Diskussion um Schadstoffe geht noch lange nicht die Luft aus

Mannheim/Berlin – Das Deutsche Zentrum für Lungenforschung (DZL) hat sich in die aktuelle Diskussion zum Gesundheitsrisiko von Luftschadstoffen eingeschaltet. Dem DZL lägen derzeit keinerlei belastbare neue Erkenntnisse vor, die dazu Anlass geben würden, den von der WHO festgelegten Richtwert für Stickstoffdioxid von 40 Mikrogramm je Kubikmeter Luft gegenwärtig nach oben zu korrigieren, hieß es dazu auf der DZL-Jahrestagung in Mannheim.
Laut DZL orientiert sich der in Deutschland geltende Grenzwert an den Richtwertempfehlungen der WHO, berücksichtigt aber auch zusätzliche Faktoren wie etwa die technische Realisierbarkeit. Es sei eine politische Entscheidung, welche Maßnahmen in welchem Umfang und in welcher zeitlichen Abfolge ergriffen würden, um regionalen Überschreitungen der Grenzwerte zu begegnen. „Selbstverständlich muss hierbei die Verhältnismäßigkeit der Mittel im Auge behalten werden“, sagten die Lungenforscher.
Sie stellten zudem fest, dass in der gegenwärtigen Stickoxiddiskussion wissenschaftspopulistische Aussagen eine rasante mediale Aufwertung erfuhren hätten. Das „klassische“ Reaktionsmuster der Wissenschaft, Bevölkerung und Entscheidungsträgern, wohlüberlegte und ausgewogene Stellungnahmen in ausgesuchten Publikationsorganen anzubieten, sei demgegenüber vollkommen ins Hintertreffen geraten. „Es wird zu überlegen sein, wie die betroffenen Wissenschaftsorganisationen diesem Phänomen in Zukunft besser vorbereitet begegnen können, da politische Entscheidungen auf dem Boden solider wissenschaftlicher Erkenntnisse getroffen werden sollten“, verwiesen die Lungenspezialisten.
Darüber hinaus ist heute bekannt geworden, dass die Stellungnahme einiger Lungenfachärzte zu Gesundheitsrisiken durch Luftschadstoffe mehrere Zahlen- und Rechenfehler enthält. Die Berliner Tageszeitung taz vom Donnerstag hat berichtet, dass die Initiatoren der Stellungnahme Fehler eingeräumt haben. Demnach seien die Lungenärzte beim Vergleich mit der Schadstoffbelastung durch Rauchen von falschen Ausgangswerten ausgegangen, außerdem seien Umrechnungen fehlerhaft.
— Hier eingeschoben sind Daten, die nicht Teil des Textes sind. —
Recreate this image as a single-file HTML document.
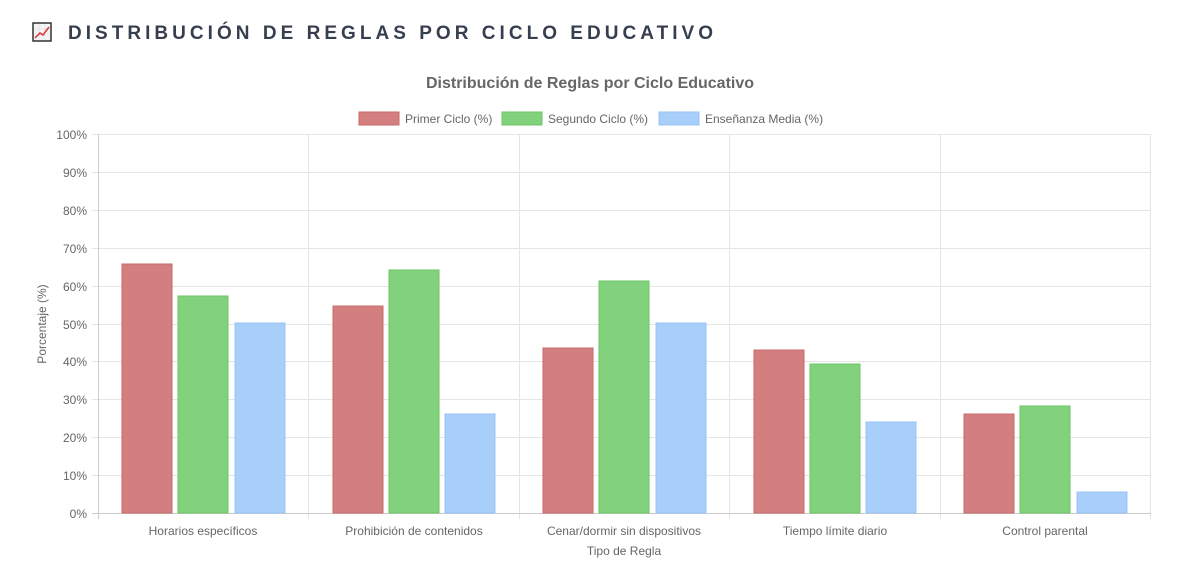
<!DOCTYPE html>
<html><head><meta charset="utf-8"><style>
body{margin:0;background:#fff;width:1179px;height:567px;overflow:hidden;font-family:"Liberation Sans",sans-serif}
</style></head><body>
<svg width="1179" height="567" xmlns="http://www.w3.org/2000/svg" font-family="Liberation Sans, sans-serif">
<rect x="33" y="23" width="18" height="18" fill="#f4f4f4" stroke="#333" stroke-width="1.5"/>
<g stroke="#ddd" stroke-width="0.6"><line x1="39" y1="24" x2="39" y2="40"/><line x1="45" y1="24" x2="45" y2="40"/><line x1="34" y1="29" x2="50" y2="29"/><line x1="34" y1="35" x2="50" y2="35"/></g>
<polyline points="35,38 40,33 43,35 49,27" fill="none" stroke="#d33" stroke-width="1.5"/>
<text x="68" y="39" font-size="19" font-weight="bold" fill="#363f4f" textLength="645" lengthAdjust="spacing">DISTRIBUCIÓN DE REGLAS POR CICLO EDUCATIVO</text>
<text x="590" y="88" font-size="16" font-weight="bold" fill="#666" text-anchor="middle">Distribución de Reglas por Ciclo Educativo</text>
<g font-size="12" fill="#666">
<rect x="359" y="112" width="40" height="13" fill="#d47f7f" stroke="#c96a6a"/><text x="405" y="123">Primer Ciclo (%)</text>
<rect x="502" y="112" width="40" height="13" fill="#82d17c" stroke="#6cc566"/><text x="548" y="123">Segundo Ciclo (%)</text>
<rect x="659" y="112" width="40" height="13" fill="#a8cefa" stroke="#9ac4f5"/><text x="705" y="123">Enseñanza Media (%)</text>
</g>
<g stroke="#e5e5e5" stroke-width="1">
<line x1="92" y1="134.5" x2="1151" y2="134.5"/><line x1="92" y1="172.5" x2="1151" y2="172.5"/><line x1="92" y1="210.5" x2="1151" y2="210.5"/><line x1="92" y1="248.5" x2="1151" y2="248.5"/><line x1="92" y1="286.5" x2="1151" y2="286.5"/><line x1="92" y1="324.5" x2="1151" y2="324.5"/><line x1="92" y1="361.5" x2="1151" y2="361.5"/><line x1="92" y1="399.5" x2="1151" y2="399.5"/><line x1="92" y1="437.5" x2="1151" y2="437.5"/><line x1="92" y1="475.5" x2="1151" y2="475.5"/>
<line x1="308.5" y1="134" x2="308.5" y2="519"/><line x1="519.5" y1="134" x2="519.5" y2="519"/><line x1="729.5" y1="134" x2="729.5" y2="519"/><line x1="940.5" y1="134" x2="940.5" y2="519"/><line x1="1150.5" y1="134" x2="1150.5" y2="519"/>
</g>
<line x1="98.5" y1="134" x2="98.5" y2="519" stroke="#ccc"/>
<line x1="92" y1="513.5" x2="1151" y2="513.5" stroke="#ccc"/>
<g font-size="12" fill="#666" text-anchor="end">
<text x="87" y="139">100%</text><text x="87" y="177">90%</text><text x="87" y="215">80%</text><text x="87" y="253">70%</text><text x="87" y="291">60%</text><text x="87" y="329">50%</text><text x="87" y="366">40%</text><text x="87" y="404">30%</text><text x="87" y="442">20%</text><text x="87" y="480">10%</text><text x="87" y="518">0%</text>
</g>
<text transform="translate(46,324) rotate(-90)" font-size="12" fill="#666" text-anchor="middle">Porcentaje (%)</text>
<g font-size="12" fill="#666" text-anchor="middle">
<text x="203" y="535">Horarios específicos</text><text x="414" y="535">Prohibición de contenidos</text><text x="624" y="535">Cenar/dormir sin dispositivos</text><text x="835" y="535">Tiempo límite diario</text><text x="1045" y="535">Control parental</text>
<text x="624" y="555">Tipo de Regla</text>
</g>
<g fill="#d47f7f" stroke="#c96a6a">
<rect x="122" y="264" width="50" height="249"/><rect x="333" y="306" width="50" height="207"/><rect x="543" y="348" width="50" height="165"/><rect x="754" y="350" width="50" height="163"/><rect x="964" y="414" width="50" height="99"/>
</g>
<g fill="#82d17c" stroke="#6cc566">
<rect x="178" y="296" width="50" height="217"/><rect x="389" y="270" width="50" height="243"/><rect x="599" y="281" width="50" height="232"/><rect x="810" y="364" width="50" height="149"/><rect x="1020" y="406" width="50" height="107"/>
</g>
<g fill="#a8cefa" stroke="#9ac4f5">
<rect x="235" y="323" width="50" height="190"/><rect x="445" y="414" width="50" height="99"/><rect x="656" y="323" width="50" height="190"/><rect x="866" y="422" width="50" height="91"/><rect x="1077" y="492" width="50" height="21"/>
</g>
</svg>
</body></html>
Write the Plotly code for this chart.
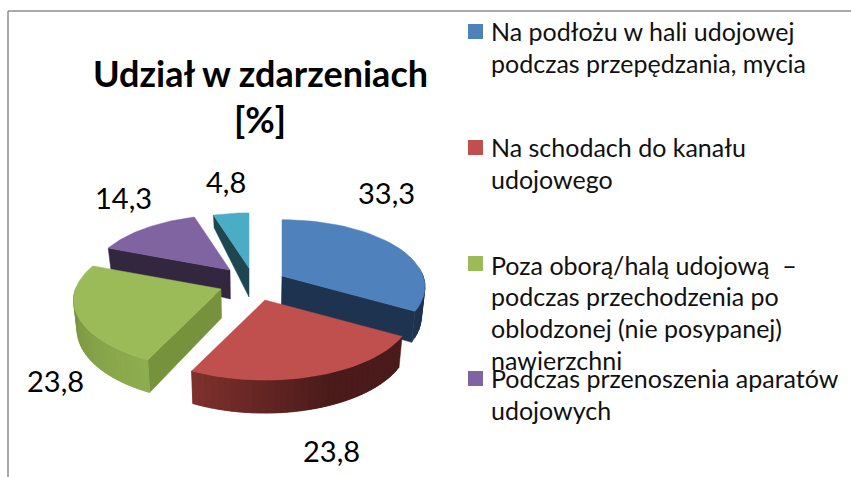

Dieter Köhler, Initiator und Wortführer der Kritik, reagierte mit einer Ergänzung zu der Stellungnahme, die einige der vorgeworfenen Fehler berichtigt. „Insgesamt ändern diese kleinen Korrekturen natürlich nichts an der Gesamtaussage, dass die sogenannten Hunderttausenden von Toten durch Feinstaub und NO2 sowie die daraus verursachten Krankheiten in Europa nicht plausibel sind“, teilte Köhler mit.
In der vor gut drei Wochen veröffentlichten Stellungnahme hatten rund 130 Lungenärzte um Köhler behauptet, die geltenden Grenzwerte für Stickoxide und Feinstaub seien wissenschaftlich nicht hinreichend begründet. Obwohl nur ein Bruchteil der insgesamt 3.800 angefragten Fachleute das Papier unterzeichnet hatte, löste die Stellungnahme eine breite öffentliche Debatte aus. Während Bundesverkehrsminister Andreas Scheuer (CSU) die Initiative begrüßte und eine „ganzheitliche Sichtweise“ anmahnte, wiesen das Bundesumweltministerium und die Grünen die Kritik der Lungenärzte zurück.
Auch von Fachkollegen ernteten die Lungenärzte Widerspruch: So betonten pneumologische Fachgesellschaften und Berufsverbände, die Gefährlichkeit von Luftschadstoffen wie Stickoxiden für die Gesundheit sei grundsätzlich gut belegt, die Grenzwerte begründet.